Speaking of biking to Walnut Creek—and beyond—May 12th is National Bike to Work Day, and a great occasion to take that bike in the garage on a maiden voyage across either of our bridges.
For those looking to blow off some steam post-work, there’s the X Park. The park may lie near an elementary school, but its fiercely high ramps and dizzying transitions don’t exactly court the patronage of the novice riders. In fact, the X Park is technically only open to bikes on Tuesday and Thursday afternoons for bicycle-only sessions. Nevertheless, the park has a reputation among the BMX community, and the owner of STFBMX in Martinez occasionally brings out crews who ride for Volume, S&M Bikes, or other reputable brands to ride the ramps and commit their moves to film.

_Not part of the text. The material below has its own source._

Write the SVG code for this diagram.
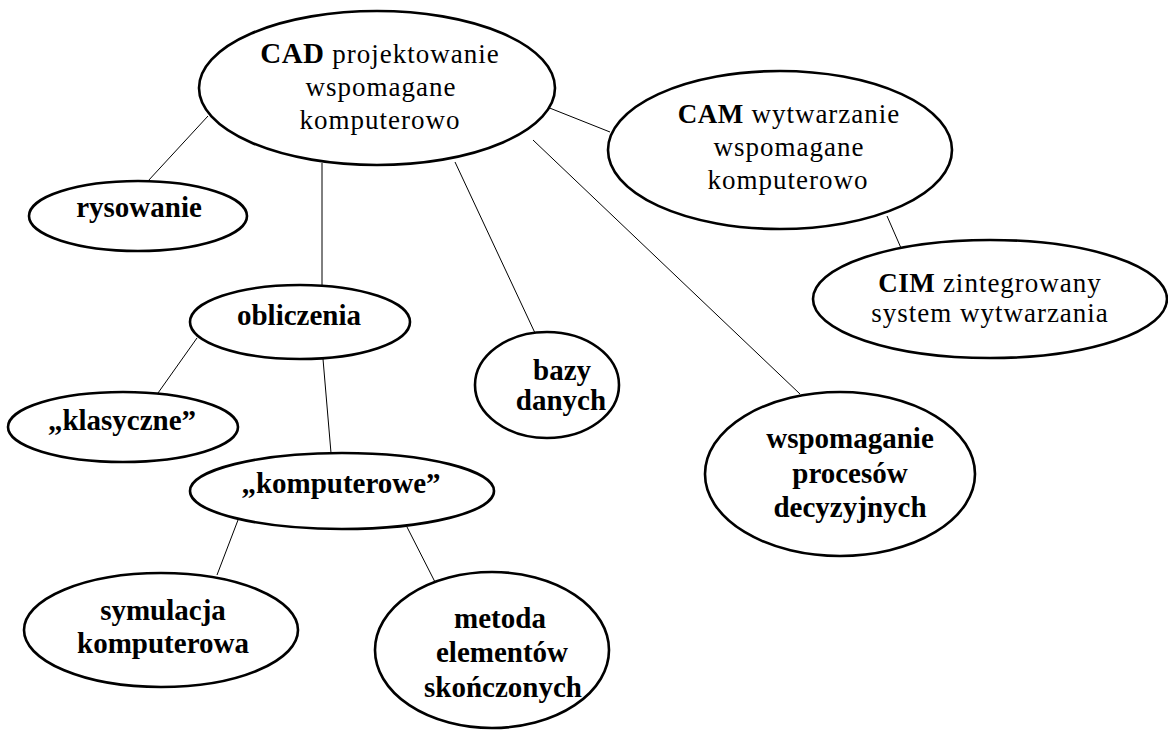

The new park differs dramatically from the old, which was basically a series of cement Twinkies arranged around a parking lot. While it’s heartening to know how much community support went into creating the X Park (commemorated 2007), there’re plenty of folks of my generation who feel a pang of loss every time they think of the old park.
One of these is my friend Johnny Higgins, who as a young lad bucked the mountain bike frenzy that overtook his elementary school peers and calmly requested a BMX for his birthday present (he keeps the ‘78 Diamond Back frame mounted in his garage). Now the father of a two-year-old daughter (and nimble tricyclist), he remembers the glory days of BMXs, when crews from Vallejo would “ride in by the herd, 15-20 guys bombing toward the skate park in one big group…Occasionally you’d be sitting there watching one of them and suddenly someone would yell ‘train!’ and the whole crew would take loops around the park riding right next to each other.” He’s since become unmoored from the BMX community, and regards his bike purely as a hobby that keeps him healthy.
And that, commuting aside, is the beauty of biking. In a world trying to cram as many activities as it can into a smart phone, the bicycle is a resistant party that requires you to be there, be alert and pedal—at least until the battery kicks in. And it’s a healthy town that bikes a lot.